What the Hell Made Me This Way?










































Yeah, that's me--fifth grade, Green Acres Elementary School, Fairfax, Virginia (first pic)
Yeah, that's actually my sixth grade class going on a field trip to my house (second pic

So, what makes us the way we are, huh?



The older I get, the more apparent it is that you are a culmination of the path you took and how you interpreted the events in your life for good or bad.

I was the baby of the family, so you can guess I was used to whining to get what I want, feeling as if I have no power, and always having older siblings push me away, so I was the much younger odd woman out. Then, I grew up in a spooky mansion on the hill in the middle of suburban tract homes. Another odd woman out. Do you think that made me the fun kid to hang out with? Not necessarily. The other kids grew up in the suburbs and knew each other. I was like a foreign exchange student.

See that fifth grade picture? I was calling every girl in my class and the other classes on a Friday night for a sleepover. Were there any takers? Nope. They knew about the infamous ghosts at my home. Then, there's the fact I was living on an estate. People assumed we were wealthy, but my parents bought clothes on discount and never ever bought us toys, so we had to learn to play outdoors and be creative. Yes, we also had a Victorian summer home on the Chesapeake and a cabin cruiser, but there were no status items among us. We lived extremely basic and, in fact, grew and caught our own food at the summer home to give us kids character, along with no television or radio. My parents were much much older and they grew up during the Depression Era, so they had a mindset to put their kids in a beautiful setting and let them just flourish.

So, how did I manage to keep myself from being a total outsider? Well, with a sense of humor is how.

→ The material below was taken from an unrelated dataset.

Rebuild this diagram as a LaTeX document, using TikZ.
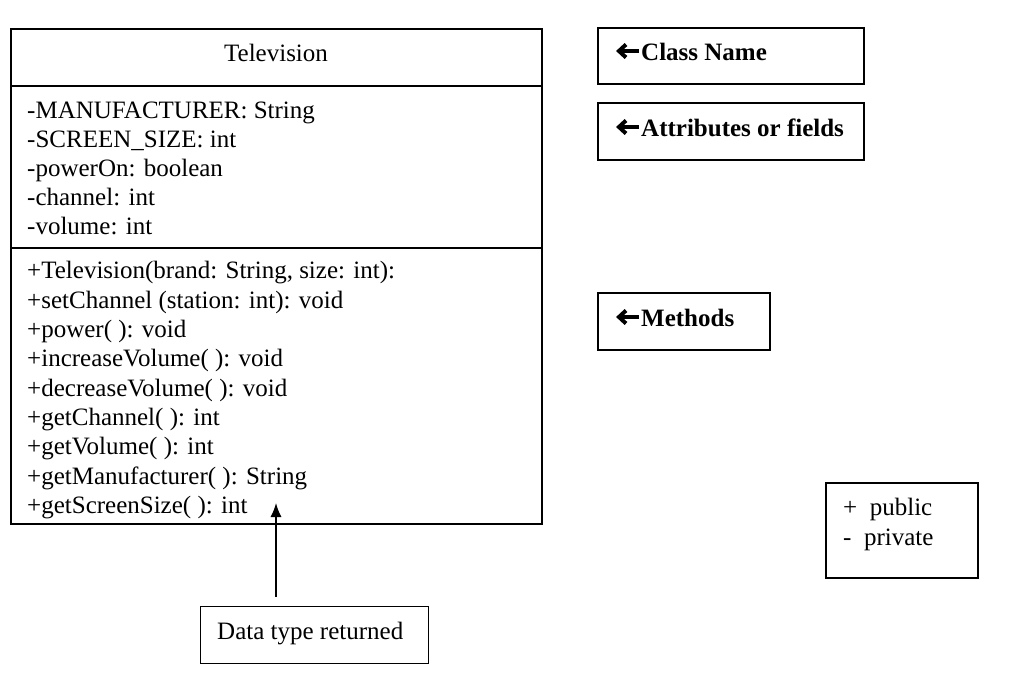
\documentclass[tikz,border=0pt]{standalone}
\usepackage{fontspec}
\setmainfont{Liberation Serif}
\usetikzlibrary{arrows.meta}
\begin{document}
\begin{tikzpicture}[x=1pt,y=-1pt,
  box/.style={draw=black,line width=1.3pt,fill=none},
  txt/.style={anchor=base west,inner sep=0pt,font=\fontsize{25}{29}\selectfont},
  btxt/.style={anchor=base west,inner sep=0pt,font=\fontsize{25}{29}\selectfont\bfseries},
  arr/.style={-{Latex[length=14pt,width=11pt]},line width=1.3pt},
  glyph/.style={line width=4pt,line join=miter,line cap=butt}]
\useasboundingbox (0,0) rectangle (1011,691);
% main class box
\draw[box] (11,29) rectangle (542,524);
\draw[box] (11,86) -- (542,86);
\draw[box] (11,248) -- (542,248);
\node[inner sep=0pt,anchor=base,font=\fontsize{25}{29}\selectfont] (title) at (276,61) {Television};
\node[txt] (a1) at (27,118) {-MANUFACTURER: String};
\node[txt] (a2) at (27,147) {-SCREEN\_SIZE: int};
\node[txt] (a3) at (27,176) {-powerOn: boolean};
\node[txt] (a4) at (27,205) {-channel: int};
\node[txt] (a5) at (27,234) {-volume: int};
\node[txt] (m1) at (27,278) {+Television(brand: String, size: int):};
\node[txt] (m2) at (27,308) {+setChannel (station: int): void};
\node[txt] (m3) at (27,337) {+power( ): void};
\node[txt] (m4) at (27,366) {+increaseVolume( ): void};
\node[txt] (m5) at (27,396) {+decreaseVolume( ): void};
\node[txt] (m6) at (27,425) {+getChannel( ): int};
\node[txt] (m7) at (27,454) {+getVolume( ): int};
\node[txt] (m8) at (27,484) {+getManufacturer( ): String};
\node[txt] (m9) at (27,513) {+getScreenSize( ): int};
% right labels
\draw[box] (598,28) rectangle (864,84);
\node[btxt] (cn) at (641,60) {Class Name};
\draw[glyph] (639,51) -- (621,51);
\draw[glyph] (626,44.5) -- (619,51) -- (626,57.5);
\draw[box] (598,103) rectangle (864,160);
\node[btxt] (af) at (641,136) {Attributes or fields};
\draw[glyph] (639,127) -- (621,127);
\draw[glyph] (626,120.5) -- (619,127) -- (626,133.5);
\draw[box] (598,293) rectangle (770,350);
\node[btxt] (me) at (641,326) {Methods};
\draw[glyph] (639,317) -- (621,317);
\draw[glyph] (626,310.5) -- (619,317) -- (626,323.5);
% legend
\draw[box] (826,483) rectangle (978,578);
\node[txt] (pub) at (843,515) {+\ \ public};
\node[txt] (pri) at (843,545) {-\ \ private};
% data type box
\node[box,minimum width=228pt,minimum height=57pt,inner sep=0pt,anchor=north west] (data) at (200,606) {};
\node[txt] (dt) at (217,639) {Data type returned};
\coordinate (tip) at (276,503);
\draw[arr] (data.north -| tip) ++(0,-9) -- (tip);
\end{tikzpicture}
\end{document}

As if things couldn't get worse, in sixth grade the teacher decided we must take a field trip to my home. Holy heck! Can you put a bigger freaking spotlight on what a weird place I lived? My friends lived in modern homes with split levels and shag carpeting. The floorboards in my creaky home were stained with the bloodstains of Civil War soldiers and the place was filled with antiques. It was like the freaking Munsters abode complete with heavy velvet drapes and flocked wallpaper.

So, here I am walking my class and the teacher (and a few nosy parents of the students) through a hole in a neighbor's wood fence to walk behind the barn and past the carriage houses and the orchard to the big scary Confederate Gray house. My mother puts on a good southern spread that embarrasses me again because I wanted it to be casual but the kids actually love the stuff she puts out, so point one for my mother.

They inspect the artifacts in the cases, ask tons of questions, want to use the metal detector. For the first time in my life, my weirdness of growing up using a metal detector and digging up relics is "cool" instead of dorky! (sounds like ghost hunting nowadays, huh?) We play soccer in the huge pasture out front and explore the place, showing off a tree fort and the barn and the boxwood mazes and the creek. The kids have a blast and it shocks me.

It ends up my greatest embarrassment is also my greatest asset. Apparently, all these years they wondered about my place too but weren't brave enough to check it out.

So, how do I come to be the one running this blog? It makes perfect sense, a childhood in a haunted house, handling relics and reading their history, curiosity about what creates such conditions, and the knowledge that, if I tell people I'm into this, others will join in with great curiosity. After that field trip, kids would openly talk to me about the ghosts and the house and the history and I was no longer a freak but an expert. I learned to be able to be totally self-contained and happy with my own creative pursuits and not living in the suburbs or worrying about fitting in with the cliches, so I could be an independent thinker and self reliant.

The fact that my parents didn't buy designer clothes or toys made me terribly creative and unaffected by trends and status, as well as a writer and a romantic and a nature lover. The fact that I did live in a mansion in the suburbs made me work even harder to just a regular person, unaffected, and no different than anyone else, just "real folk."

When you look at your life and the things you were embarrassed by as a kid, did they really end up being your strengths?

When I'm writing fiction, I always keep that in mind; a person's strength is his weakness and his weakness is his strength.